$S^1$ action on vector space implies $\mathbb{Z}$-grading?

Question

Suppose I have an action of $S^1$ on $V$, where $V$ is a complex vector space. This means I have a homomorphism $$ S^1\to\operatorname{GL}(V,\mathbb{C})\\ \lambda\mapsto D_\lambda, $$ where $$ D_{\lambda\mu}=D_\lambda D_\mu. $$ Does this entail that I get a $\mathbb{Z}$-grading on $V$? If so, how? I think that if we show that $D_\lambda$ is diagonalizable for each $\lambda$ then we are done since these operators commute.

Answer 1

The answer is yes if $V$ is equipped with an inner product making it a Hilbert space and the action of $S^1$ is continuous. Then we can average the inner product over the $S^1$-action to get an invariant inner product making this a unitary representation, which is then completely reducible by the Peter-Weyl theorem. $V$ is then graded by isotypic components: for $n \in \mathbb{Z}$ the $n^{th}$ graded component $V_n$ is the subspace of $V$ on which $z \in S^1$ acts by $z^n$.

The most famous special case of this is the regular representation on $L^2(S^1)$, where the decomposition above recovers the theory of Fourier series.

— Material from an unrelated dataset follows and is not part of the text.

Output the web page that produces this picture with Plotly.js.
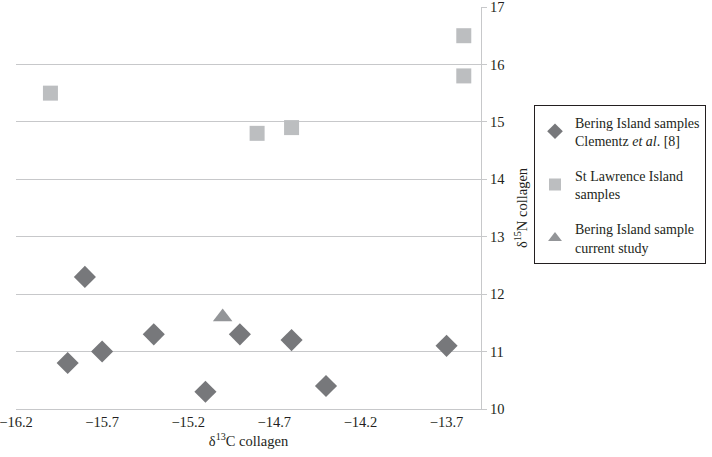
<!DOCTYPE html>
<html>
<head>
<meta charset="utf-8">
<script src="https://cdn.plot.ly/plotly-3.0.1.min.js"></script>
<style>html,body{margin:0;padding:0;background:#fff}#chart{width:712px;height:457px}</style>
</head>
<body>
<div id="chart"></div>
<script>
const beringX = [-15.9, -15.8, -15.7, -15.4, -15.1, -14.9, -14.6, -14.4, -13.7];
const beringY = [10.8, 12.3, 11.0, 11.3, 10.3, 11.3, 11.2, 10.4, 11.1];
const stlawX = [-16.0, -14.8, -14.6, -13.6, -13.6];
const stlawY = [15.5, 14.8, 14.9, 16.5, 15.8];
const currentX = [-15.0];
const currentY = [11.6];
const xTicks = [-16.2, -15.7, -15.2, -14.7, -14.2, -13.7];
const xTickLabels = ['\u221216.2', '\u221215.7', '\u221215.2', '\u221214.7', '\u221214.2', '\u221213.7'];
const yTicks = [10, 11, 12, 13, 14, 15, 16, 17];

const FAM = '"Liberation Serif", "Times New Roman", serif';
const mk = (s) => ({family: FAM, size: s, color: '#231f20'});

const traces = [
  {x: beringX, y: beringY, type: 'scatter', mode: 'markers', legendgroup: 'a',
   name: 'Bering Island samples<br>Clementz <i>et al</i>. [8]',
   marker: {symbol: 'diamond', size: 17, color: '#77787b'}},
  {x: stlawX, y: stlawY, type: 'scatter', mode: 'markers', legendgroup: 'b',
   name: 'St Lawrence Island<br>samples',
   marker: {symbol: 'square', size: 15, color: '#bcbec0'}},
  {x: currentX, y: currentY, type: 'scatter', mode: 'markers', legendgroup: 'c',
   name: 'Bering Island sample<br>current study',
   marker: {symbol: 'triangle-up', size: 17, color: '#939598'}}
];

const layout = {
  width: 712, height: 457,
  margin: {l: 16, r: 231, t: 7, b: 48, autoexpand: false},
  paper_bgcolor: '#fff', plot_bgcolor: '#fff',
  font: mk(14),
  showlegend: true,
  legend: {x: 1.114, y: 0.755, xanchor: 'left', yanchor: 'top',
    bordercolor: '#231f20', borderwidth: 1, bgcolor: '#fff',
    font: mk(14),
    tracegroupgap: 14, itemsizing: 'constant', itemwidth: 30},
  xaxis: {range: [-16.2, -13.5], tickvals: xTicks, ticktext: xTickLabels, automargin: false,
    showgrid: false, zeroline: false, showline: true, linecolor: '#c7c8ca', linewidth: 1,
    ticks: '', tickfont: mk(14.5), ticklabeloverflow: 'allow',
    title: {text: '\u03b4<sup>13</sup>C collagen', font: mk(14.5), standoff: 6}},
  yaxis: {range: [10, 17], tickvals: yTicks, side: 'right', automargin: false,
    showgrid: true, gridcolor: '#c7c8ca', gridwidth: 1, zeroline: false,
    showline: true, linecolor: '#c7c8ca', linewidth: 1, mirror: false,
    ticks: 'outside', ticklen: 5, tickcolor: '#c7c8ca', tickfont: mk(14.5), ticklabeloverflow: 'allow',
    title: {text: '\u03b4<sup>15</sup>N collagen', font: mk(14.5)}}
};

Plotly.newPlot('chart', traces, layout, {displayModeBar: false, staticPlot: true});
</script>
</body>
</html>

This takes care of the case that $V$ is finite-dimensional, since finite-dimensional inner product spaces are always Hilbert spaces. It's less clear to me what happens in general. If we really want to work with bare vector spaces without an inner product or anything like that, then we can replace actions of $S^1$ with actions of the multiplicative group scheme $\mathbb{G}_m$, which correspond to $\mathbb{Z}$-gradings for vector spaces over any field.